I know of at least 10 marriages brought together by the tree 
In 1989, a German TV station was doing a special feature on the oak, and asked Martens if he himself had ever found love under its branches. He said he hadn’t. A few days later, while Martens was climbing up the ladder to deliver the mail to the Bridegroom, he spotted a handwritten note from a woman named Renate addressed to the oak’s postman.
“I would like to meet you,” it read. “You are my type. At the moment, I am also alone.”
“So I called her – rather clumsily – and soon I met her,” Martens said, handing me a picture of he and Renate kissing on their wedding day. “We were married in 1994 and had our reception under the oak tree.”
The local newspaper printed a photo of Martens on the ladder in his suit and one of the newlyweds kissing under the tree alongside the headline, ‘Wedding of the year’. Twenty-four years later, Martens and Renate remain happily married, and the former postman still keeps her letter.
As the sun began to fade in downtown Eutin, Martens suddenly closed his scrapbook and reached for his coat. “Let’s go before it gets dark,” he said, grabbing his car keys. “Follow me.”
Women climb the ladder to read love letters in the 1930s (Credit: Credit: Karl-Heinz-Martens)
Women climb the ladder to read love letters in the 1930s (Credit: Karl-Heinz-Martens)

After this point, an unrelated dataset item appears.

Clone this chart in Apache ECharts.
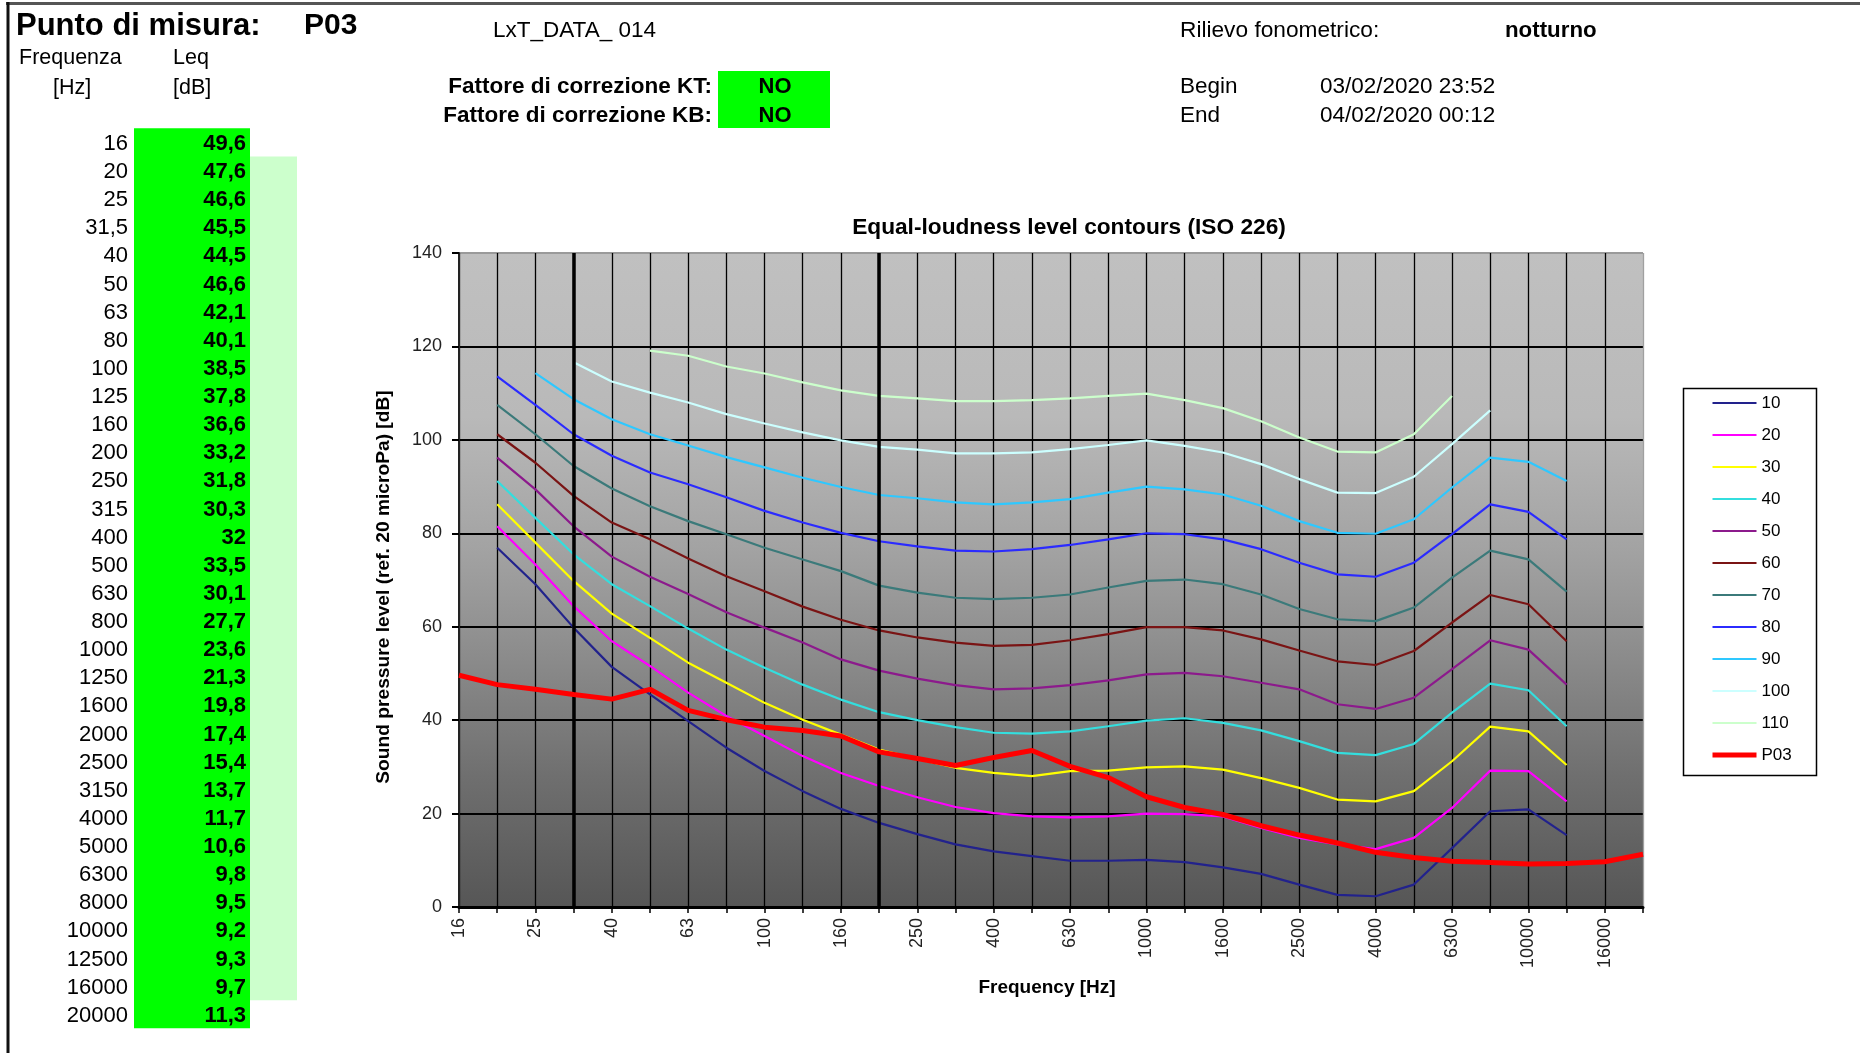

Fifteen minutes later, I was back in the Dodauer Forest, this time following Martens’ heavy footsteps towards the old oak. At the circular fence around the tree, he pointed towards two signs: one describing the tree’s history, which he wrote; and another reading, ‘May this marriage last a long time!’.

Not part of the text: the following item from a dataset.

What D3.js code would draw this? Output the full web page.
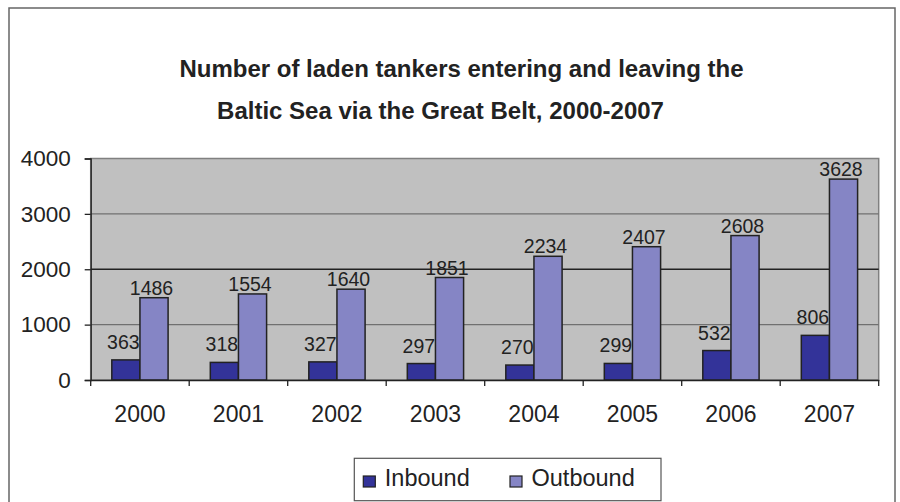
<!DOCTYPE html>
<html>
<head>
<meta charset="utf-8">
<script src="https://cdn.jsdelivr.net/npm/d3@7"></script>
<style>
  html, body { margin: 0; padding: 0; background: #fff; }
  svg { display: block; font-family: "Liberation Sans", Arial, sans-serif; }
</style>
</head>
<body>
<svg id="chart" width="900" height="502"></svg>
<script>
const years = ["2000", "2001", "2002", "2003", "2004", "2005", "2006", "2007"];
const seriesNames = ["Inbound", "Outbound"];
const inbound = [363, 318, 327, 297, 270, 299, 532, 806];
const outbound = [1486, 1554, 1640, 1851, 2234, 2407, 2608, 3628];
const yTicks = [0, 1000, 2000, 3000, 4000];
const titleLines = ["Number of laden tankers entering and leaving the", "Baltic Sea via the Great Belt, 2000-2007"];

const colors = { Inbound: "#333399", Outbound: "#8585c5" };
const labelOffset = { Inbound: 11, Outbound: 3 };
const valuesBySeries = { Inbound: inbound, Outbound: outbound };

const svg = d3.select("#chart");

// outer frame
svg.append("rect")
  .attr("x", 9).attr("y", 8).attr("width", 886).attr("height", 520)
  .attr("fill", "#fff").attr("stroke", "#666").attr("stroke-width", 1.5);

// title
const titleX = [461.5, 440.5];
const titleY = [77, 118.5];
svg.selectAll("text.title").data(titleLines).enter().append("text")
  .attr("class", "title")
  .attr("x", (d, i) => titleX[i]).attr("y", (d, i) => titleY[i])
  .attr("text-anchor", "middle")
  .attr("font-size", 24).attr("font-weight", "bold").attr("fill", "#222")
  .text(d => d);

const plot = { left: 90.7, right: 878.7, top: 158.5, bottom: 380 };

const x = d3.scaleBand().domain(years).range([plot.left, plot.right]).paddingInner(0).paddingOuter(0);
const x1 = d3.scaleBand().domain(seriesNames).range([0, x.bandwidth()]).paddingInner(0).paddingOuter(0.75);
const y = d3.scaleLinear().domain([0, 4000]).range([plot.bottom, plot.top]);

// plot area
svg.append("rect")
  .attr("x", plot.left).attr("y", plot.top)
  .attr("width", plot.right - plot.left).attr("height", plot.bottom - plot.top)
  .attr("fill", "#c0c0c0").attr("stroke", "#808080").attr("stroke-width", 1.5);

// gridlines
svg.selectAll("line.grid").data(yTicks.filter(t => t > 0 && t < 4000)).enter().append("line")
  .attr("class", "grid")
  .attr("x1", plot.left).attr("x2", plot.right)
  .attr("y1", d => y(d)).attr("y2", d => y(d))
  .attr("stroke", d => d === 2000 ? "#222" : "#707070").attr("stroke-width", 1.3);

// bars
const groups = svg.selectAll("g.year").data(years).enter().append("g")
  .attr("class", "year")
  .attr("transform", d => `translate(${x(d)},0)`);

groups.selectAll("rect").data((d, i) => seriesNames.map(s => ({ s, v: valuesBySeries[s][i] })))
  .enter().append("rect")
  .attr("x", d => x1(d.s)).attr("width", x1.bandwidth())
  .attr("y", d => y(d.v)).attr("height", d => y(0) - y(d.v))
  .attr("fill", d => colors[d.s]).attr("stroke", "#222").attr("stroke-width", 1.5);

groups.selectAll("text").data((d, i) => seriesNames.map(s => ({ s, v: valuesBySeries[s][i] })))
  .enter().append("text")
  .attr("x", d => x1(d.s) + x1.bandwidth() / 2 - 2.5)
  .attr("y", d => y(d.v) - labelOffset[d.s])
  .attr("text-anchor", "middle").attr("font-size", 19.5).attr("fill", "#222")
  .text(d => d.v);

// y axis
const yAxis = svg.append("g")
  .attr("transform", `translate(${plot.left},0)`)
  .call(d3.axisLeft(y).tickValues(yTicks).tickSize(6).tickPadding(14).tickFormat(d3.format("d")));
yAxis.select(".domain").attr("stroke", "#222").attr("stroke-width", 1.3);
yAxis.selectAll(".tick line").attr("stroke", "#222").attr("stroke-width", 1.3);
yAxis.selectAll(".tick text").attr("font-size", 22.5).attr("fill", "#222")
  .attr("font-family", "'Liberation Sans', Arial, sans-serif");

// x axis
const xAxis = svg.append("g")
  .attr("transform", `translate(0,${plot.bottom})`)
  .call(d3.axisBottom(x).tickSize(0).tickPadding(26));
xAxis.select(".domain").attr("stroke", "#222").attr("stroke-width", 1.3);
xAxis.selectAll(".tick text").attr("font-size", 23).attr("fill", "#222")
  .attr("font-family", "'Liberation Sans', Arial, sans-serif");
const bounds = d3.range(years.length + 1).map(i => x.range()[0] + i * x.step());
xAxis.selectAll("line.bound").data(bounds).enter().append("line")
  .attr("class", "bound")
  .attr("x1", d => d).attr("x2", d => d).attr("y1", 0).attr("y2", 6)
  .attr("stroke", "#222").attr("stroke-width", 1.3);

// legend
const legend = svg.append("g");
legend.append("rect")
  .attr("x", 354.3).attr("y", 458.3).attr("width", 306.7).attr("height", 42.4)
  .attr("fill", "#fff").attr("stroke", "#555").attr("stroke-width", 1.2);
const legX = [363.3, 510];
const legItems = legend.selectAll("g.item").data(seriesNames).enter().append("g")
  .attr("class", "item")
  .attr("transform", (d, i) => `translate(${legX[i]},0)`);
legItems.append("rect")
  .attr("x", 0).attr("y", 476).attr("width", 12).attr("height", 11)
  .attr("fill", d => colors[d]).attr("stroke", "#222").attr("stroke-width", 1.2);
legItems.append("text")
  .attr("x", 21.5).attr("y", 486)
  .attr("font-size", 23.5).attr("fill", "#222")
  .text(d => d);
</script>
</body>
</html>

In 2009, after more than 100 years of bringing people together, the Bridegroom’s Oak was symbolically married to a 200-year-old chestnut tree near Düsseldorf. Though 503km apart, the trees remained together for six years until the chestnut started suffering from old age and had to be cut down, leaving the Bridegroom a widow.

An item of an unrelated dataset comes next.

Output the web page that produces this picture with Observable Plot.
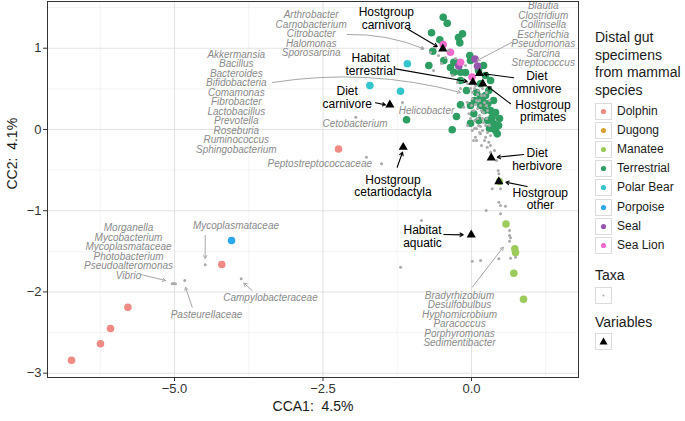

“When I started coming here, the tree was stronger and healthier,” Martens said, pointing up to a series of cables securing the oak’s branches. “But I’m not so healthy either, so I suppose we have a special connection.”
Several years ago, arborists detected a fungal infection inside the oak, leading them to lop off a number of its limbs to prevent it from spreading. Around the same time, Martens was diagnosed with leukaemia. Like the tree’s branches, he explained that his bones aren’t so stable anymore.
Though retired, Martens still likes to come back to visit the tree (Credit: Credit: Eliot Stein)
Though retired, Martens still likes to come back to visit the tree (Credit: Eliot Stein)
“But I can still climb the ladder,” he said, slowly raising himself up its rungs.
After peering through the oak’s tiny post box, Martens politely excused himself. It was getting late, and he needed to go back and see his wife.
As he left, a slight man with neatly combed hair carrying a small piece of paper came plodding through the forest. When he approached the oak, I cautiously asked if he wouldn’t mind answering a few questions for a story I was working on.
He said he sometimes comes to the tree by himself after work, and handed me his handwritten note. It read: “I am a widower, 53 years old, 1.75m tall, living in Ostholstein. I’m searching for a slim-medium built loving and loyal partner. Maybe talk soon, Jens.”
Denies' mailed letter sits inside the oak tree's small knothole (Credit: Credit: Eliot Stein)
Denies' mailed letter sits inside the oak tree's small knothole (Credit: Eliot Stein)
“You never know,” he smiled.
I waved goodbye and started walking out of the woods. At the edge of the clearing, I turned to see Jens atop the ladder, sliding something purple into his jacket pocket.